Notre Dame de Rouen. The façade of the Gothic Church in France. Photographer: Hippo1947. Licence: SHUTTERSTOCK.

Thursday 2 November 2023

All Souls’ Day. 2 November. “The Liturgical Year”. By: Abbot Guéranger, O.S.B.



“The Day Of The Dead”
Artist: William-Adolphe Bouguereau (1825–1905).
Date: 1859.
(Wikimedia Commons)


Text from “The Liturgical Year”.
By: Abbot Guéranger, O.S.B.
   Volume 15.
   Time After Pentecost.
   Book VI.

“We will not have you ignorant, brethren, concerning them that are asleep, that you be not sorrowful, even as others who have no hope.” [I Thess. iv. 13]

The Church today has the same desire as the Apostle thus expressed to the first Christians. The truth concerning the dead not only proves admirably the union between God’s justice and His goodness; it also inspires a charitable pity which the hardest heart cannot resist, and, at the same time, offers to the mourners the sweetest consolation.

If faith teaches us the existence of a Purgatory, where our loved ones may be detained by unexpiated sin, it is also of faith that we are able to assist them; and Theology assures us that their more or less speedy deliverance lies in our power.



Let us call to mind a few principles which throw light on this doctrine. Every sin causes a two-fold injury to the sinner: It stains his Soul, and renders him liable to punishment.

Venial sin, which displeases God, requires a temporal expiation. Mortal sin deforms the Soul, and makes the guilty man an abomination to God: Its punishment cannot be anything less than eternal banishment, unless the sinner, in this life, prevent the final and irrevocable sentence.

But, even then, the remission of guilt, even though it revokes the sentence of damnation, does not cancel the whole debt.



Although an extraordinary overflow of Grace upon the prodigal may sometimes, as is always the case with regard to Baptism and Martyrdom, bury every remnant and vestige of sin in the abyss of Divine oblivion; yet it is the ordinary rule that, for every fault, satisfaction must be made to God’s justice, either in this World or in the next.

On the other hand, every supernatural act of virtue brings a double profit to the Just Man: It merits for his Soul a fresh degree of Grace; and it makes satisfaction for past faults, in exact proportion to the value, in God’s sight, of that labour, privation, or trial accepted, or that voluntary suffering endured, by one of the members of His Beloved Son.

Now, whereas merit is a personal acquisition and cannot be transferred to others, satisfaction may be vicarious; God is willing to accept it in payment of another’s debt, whether the recipient of the boon be in this World or in the next, provided only that he be united by Grace to the Mystical Body of Our Lord, which is one in Charity.



This is a consequence of the mystery of The Communion of Saints, as Suarez explains in his treatise on suffrages.
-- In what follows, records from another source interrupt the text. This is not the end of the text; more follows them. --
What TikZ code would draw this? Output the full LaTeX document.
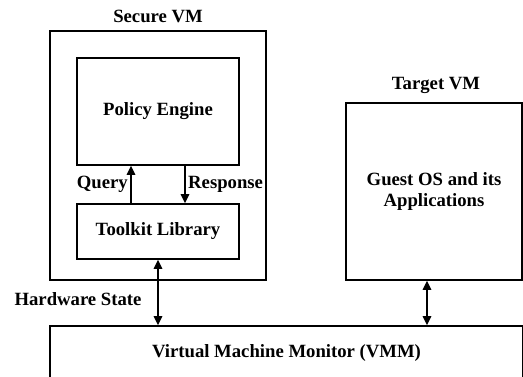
\documentclass[tikz,border=0pt]{standalone}
\usepackage{fontspec}
\setmainfont{Liberation Serif}
\usetikzlibrary{arrows.meta}
\begin{document}
\begin{tikzpicture}[x=1pt,y=1pt,
  box/.style={draw,line width=1.7pt,inner sep=0pt,align=center},
  lbl/.style={inner sep=0pt,align=center},
  arr/.style={line width=1.4pt,-{Triangle[length=9pt,width=8.5pt]}},
  darr/.style={line width=1.4pt,{Triangle[length=9pt,width=8.5pt]}-{Triangle[length=9pt,width=8.5pt]}},
  font=\fontsize{18.7}{21}\selectfont\bfseries]
\useasboundingbox (0,0) rectangle (523,377);
\clip (0,0) rectangle (523,377);
\node[box,minimum width=216pt,minimum height=249pt] (secure) at (158,221.5) {};
\node[box,minimum width=162pt,minimum height=107pt] (policy) at (158,265.5) {Policy Engine};
\node[box,minimum width=162pt,minimum height=55pt] (toolkit) at (158,145.5) {Toolkit Library};
\node[box,minimum width=176pt,minimum height=177pt] (target) at (434,185.5) {Guest OS and its\\Applications};
\node[box,minimum width=473pt,minimum height=54pt] (vmm) at (286.5,24) {Virtual Machine Monitor (VMM)};
\node[lbl] (securelbl) at (158,361) {Secure VM};
\node[lbl] (targetlbl) at (436,292) {Target VM};
\node[lbl,anchor=east] (query) at (128,193) {Query};
\node[lbl,anchor=west] (response) at (188,193) {Response};
\node[lbl] (hw) at (78,78) {Hardware State};
\coordinate (qx) at (131,0);
\coordinate (rx) at (185,0);
\coordinate (tx) at (427,0);
\draw[arr] (toolkit.north -| qx) -- (policy.south -| qx);
\draw[arr] (policy.south -| rx) -- (toolkit.north -| rx);
\draw[darr] (toolkit.south) -- (toolkit.south |- vmm.north);
\draw[darr] (target.south -| tx) -- (vmm.north -| tx);
\end{tikzpicture}
\end{document}
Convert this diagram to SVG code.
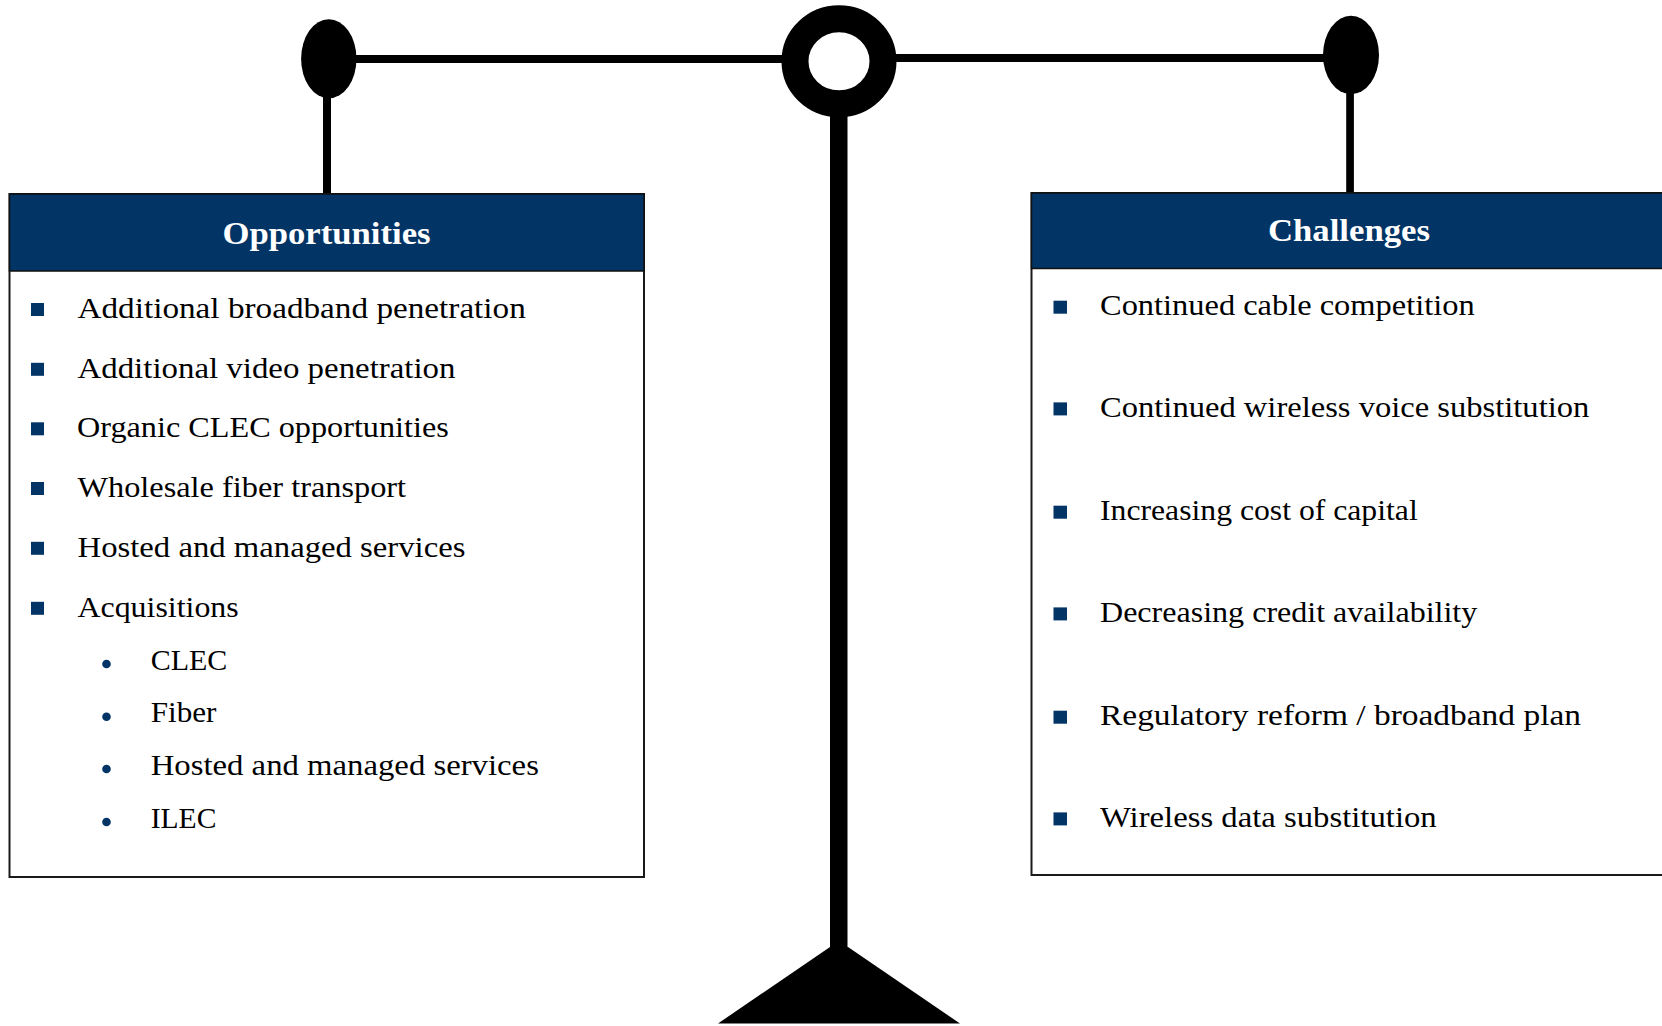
<svg xmlns="http://www.w3.org/2000/svg" width="1662" height="1026" viewBox="0 0 1662 1026">
<style>
.t{font-family:"Liberation Serif","Times New Roman",serif;font-size:29px;fill:#000}
.h{font-family:"Liberation Serif","Times New Roman",serif;font-size:31px;font-weight:bold;fill:#fff;text-anchor:middle}
.sq{fill:#023466}
.dot{fill:#023466}
.box{fill:#fff;stroke:#1a1a1a;stroke-width:2}
.hdr{fill:#023466;stroke:#111;stroke-width:1.5}
.blk{fill:#000}
</style>
<rect width="1662" height="1026" fill="#fff"/>
<g id="scale">
<line x1="340" y1="59" x2="800" y2="59" stroke="#000" stroke-width="8"/>
<line x1="880" y1="58" x2="1340" y2="58" stroke="#000" stroke-width="8"/>
<ellipse cx="328.8" cy="58.8" rx="27.7" ry="39.5" class="blk"/>
<ellipse cx="1351" cy="55" rx="28" ry="39.3" class="blk"/>
<rect x="323" y="90" width="8" height="105" class="blk"/>
<rect x="1346.2" y="88" width="7.7" height="106" class="blk"/>
<rect x="830" y="100" width="17.5" height="850" class="blk"/>
<ellipse cx="839" cy="61.3" rx="44" ry="42.5" fill="#fff" stroke="#000" stroke-width="27"/>
<polygon points="718,1023.5 830,947 848,947 960,1023.5" class="blk"/>
</g>
<g id="opportunities">
<rect x="9.5" y="194" width="634.5" height="683" class="box"/>
<rect x="9.5" y="194" width="634.5" height="77" class="hdr"/>
<text x="326.5" y="243.5" class="h" textLength="208" lengthAdjust="spacingAndGlyphs">Opportunities</text>
<rect x="31" y="303" width="13" height="13" class="sq"/>
<text x="77.5" y="317.7" class="t" textLength="448.3" lengthAdjust="spacingAndGlyphs">Additional broadband penetration</text>
<rect x="31" y="362.8" width="13" height="13" class="sq"/>
<text x="77.5" y="377.5" class="t" textLength="378" lengthAdjust="spacingAndGlyphs">Additional video penetration</text>
<rect x="31" y="422.3" width="13" height="13" class="sq"/>
<text x="77" y="437" class="t" textLength="371.8" lengthAdjust="spacingAndGlyphs">Organic CLEC opportunities</text>
<rect x="31" y="482" width="13" height="13" class="sq"/>
<text x="77.5" y="496.8" class="t" textLength="328.6" lengthAdjust="spacingAndGlyphs">Wholesale fiber transport</text>
<rect x="31" y="541.8" width="13" height="13" class="sq"/>
<text x="77.5" y="556.5" class="t" textLength="388" lengthAdjust="spacingAndGlyphs">Hosted and managed services</text>
<rect x="31" y="601.8" width="13" height="13" class="sq"/>
<text x="77.5" y="616.5" class="t" textLength="161.2" lengthAdjust="spacingAndGlyphs">Acquisitions</text>
<circle cx="106.5" cy="664" r="4.3" class="dot"/>
<text x="150.7" y="669.5" class="t" textLength="76.6" lengthAdjust="spacingAndGlyphs">CLEC</text>
<circle cx="106.5" cy="716.8" r="4.3" class="dot"/>
<text x="150.7" y="722.3" class="t" textLength="65.7" lengthAdjust="spacingAndGlyphs">Fiber</text>
<circle cx="106.5" cy="769" r="4.3" class="dot"/>
<text x="150.7" y="774.5" class="t" textLength="388.2" lengthAdjust="spacingAndGlyphs">Hosted and managed services</text>
<circle cx="106.5" cy="822" r="4.3" class="dot"/>
<text x="150.7" y="827.5" class="t" textLength="65.7" lengthAdjust="spacingAndGlyphs">ILEC</text>
</g>
<g id="challenges">
<rect x="1031.5" y="193" width="640" height="682" class="box"/>
<rect x="1031.5" y="193" width="640" height="75.5" class="hdr"/>
<text x="1349" y="241" class="h" textLength="162" lengthAdjust="spacingAndGlyphs">Challenges</text>
<rect x="1053.5" y="300.7" width="13.5" height="13" class="sq"/>
<text x="1100" y="315" class="t" textLength="374.6" lengthAdjust="spacingAndGlyphs">Continued cable competition</text>
<rect x="1053.5" y="402.4" width="13.5" height="13" class="sq"/>
<text x="1100" y="416.7" class="t" textLength="489.3" lengthAdjust="spacingAndGlyphs">Continued wireless voice substitution</text>
<rect x="1053.5" y="505.7" width="13.5" height="13" class="sq"/>
<text x="1100" y="520" class="t" textLength="317.7" lengthAdjust="spacingAndGlyphs">Increasing cost of capital</text>
<rect x="1053.5" y="607.4" width="13.5" height="13" class="sq"/>
<text x="1100" y="621.7" class="t" textLength="377.3" lengthAdjust="spacingAndGlyphs">Decreasing credit availability</text>
<rect x="1053.5" y="710.7" width="13.5" height="13" class="sq"/>
<text x="1100" y="725" class="t" textLength="481" lengthAdjust="spacingAndGlyphs">Regulatory reform / broadband plan</text>
<rect x="1053.5" y="812.4" width="13.5" height="13" class="sq"/>
<text x="1100" y="826.7" class="t" textLength="336.7" lengthAdjust="spacingAndGlyphs">Wireless data substitution</text>
</g>
</svg>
Appealing to the authority of the greatest and most ancient princes of science, and discussing the objections and restrictions since proposed by others, the illustrious theologian does not hesitate to formulate this conclusion, with regard to the suffering Souls in particular: “I believe that this satisfaction of the living for the dead is a matter of simple justice, and that it is infallibly accepted with its full value, and according to the intention of him who applies it.

“Thus, for instance, if the satisfaction I make would, if kept for myself, avail me in strict justice for the remission of four degrees of Purgatory, it will remit exactly the same amount to the Soul for whom I choose to offer it.”